For Kunstraum Lakeside, Peter Downsbrough has developed a new setting, which responds to the exhibition space but also to the surroundings of the technology park, too. At the center of the project is the large window of the Kunstraum, which allows visitors to view the drawings of the artist both from the inside and the outside, virtually framed by the architecture, while establishing a relationship between them at the same time. The extensive, transparent glass surface serves as an interface—an architectural seam between art and the reflections upon in it within and technology and knowledge production without. Two Pipes, a new version of a work by Downsbrough from 1970, consists of two parallel gas pipes, clearly unequal in length, positioned outside at a distance of just a few centimeters apart. Anchored in the ground in front of the Kunstraum, one of the metal elements soars into the sky, while the size of the second element has a human scale. Both cut through the view of passersby to their environment like two lines drawn on a sheet of paper. When observers engage with this reciprocity between artwork and surroundings, they are guided by Two Pipes into the exhibition space where they find a continuation in a similarly reticent work.

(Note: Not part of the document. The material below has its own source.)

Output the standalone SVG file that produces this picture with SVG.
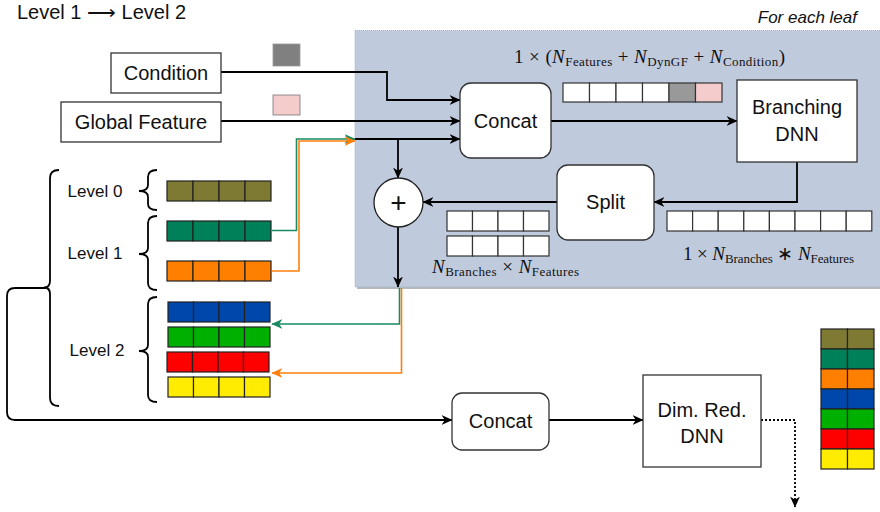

In the main entrance area of the Kunstraum, where the window creates an immediate connection with the outdoor space and thus with Two Pipes as well, Peter Downsbrough has installed three metal pipes suspended from the ceiling. The lines terminate at different heights above the floor, marking—depending on one’s position in the space—the architecture within which one moves, the outer space behind the glass pane, and other works by Downsbrough situated in the space. The way the three elements are arranged, the distance between the metal pipes, their various lengths, and their height above the floor suggest that observers find themselves in a variable continuum characterized by relationships, where their own changes in position and perspective are equally part of the work as the material components. At the back of the Kunstraum, likewise with direct visual contact to the surrounding buildings of the science and technology park, two other one-meter pipes are hung on the wall. They can be interpreted as a reduced image that structures the architectural parameters of the wall while measuring it in the same moment: the size of the wall, the relationship of its height to its width, the connection with other surfaces, volumes, and forms in the space—all this is open to negotiation. Seen from the entrance area, the three-dimensional and thus sculptural lines against the white backdrop combine with the elements hanging from the ceiling. They emphasize the participative nature of Peter Downsbrough’s work, which only culminates through the interaction of the observers, through their viewpoints and perception.

In the opposite part of the Kunstraum the artist complements his reflection on the architecture with the momentum of temporality. With off-the-shelf masking tape he draws a vertical line on the wall. Parallel to this drawing shifted from the midpoint of the architecture, observers read the word ZEIT as their gaze follows the line from the floor to the ceiling with the passing of time. To the right of this text-image ensemble is the conjunction AND; to the left is the German translation UND, albeit typographically inverted, lending the impression that the wall is a transparent surface—a cross-reference with the glass pane in the entrance area of Kunstraum Lakeside. If we conceive a line as the shortest path between two points on a surface or in a space, we come to understand that Peter Downsbrough’s work not only resembles a sheer infinite series of conjunctions in the style of “and and and” but also that this state has been made visible at the same time.

In addition to the spatial setting in Kunstraum Lakeside, there are selected publications by the artist on display. With more than 100 editions since the late 1960s, the book is an artistic form of expression, which unites Downsbrough’s different approaches at the interface of architecture, photography, drawing, and text-based art. For example, the artists’ book LINK (2013) investigates the line as a network-like structure, a connection between various nexuses. In this publication Downsbrough as an author directly engages with his readers and transcends the conventional mechanisms of the book market, as LINK cannot be purchased rather only traded for another book. Peter Downsbrough’s definition of the artists’ book, published in 1976, captures the essence of the interplay of practices, forms, and media in his oeuvre: “as relates to: page, pages—turn the page—read recto/verso verso/recto to place to locate on the page—pages and to handle—to write, to read and contain there on the page, here/there, a page—one after the other or before, to read—page, pages, a book“1

Peter Downsbrough (b. 1940 in the USA) lives and works in Brussels.

1 Peter Downsbrough on Two Poles (1974), MoMA, (last accessed: August 7, 2020).
2 Peter Downsbrough, “Statement on artists’ books,” Art-Rite Magazine 14, eds. Walter Robinson and Edit DeAk (New York: Art-Rite Publishing, Winter 1976/1977): 8.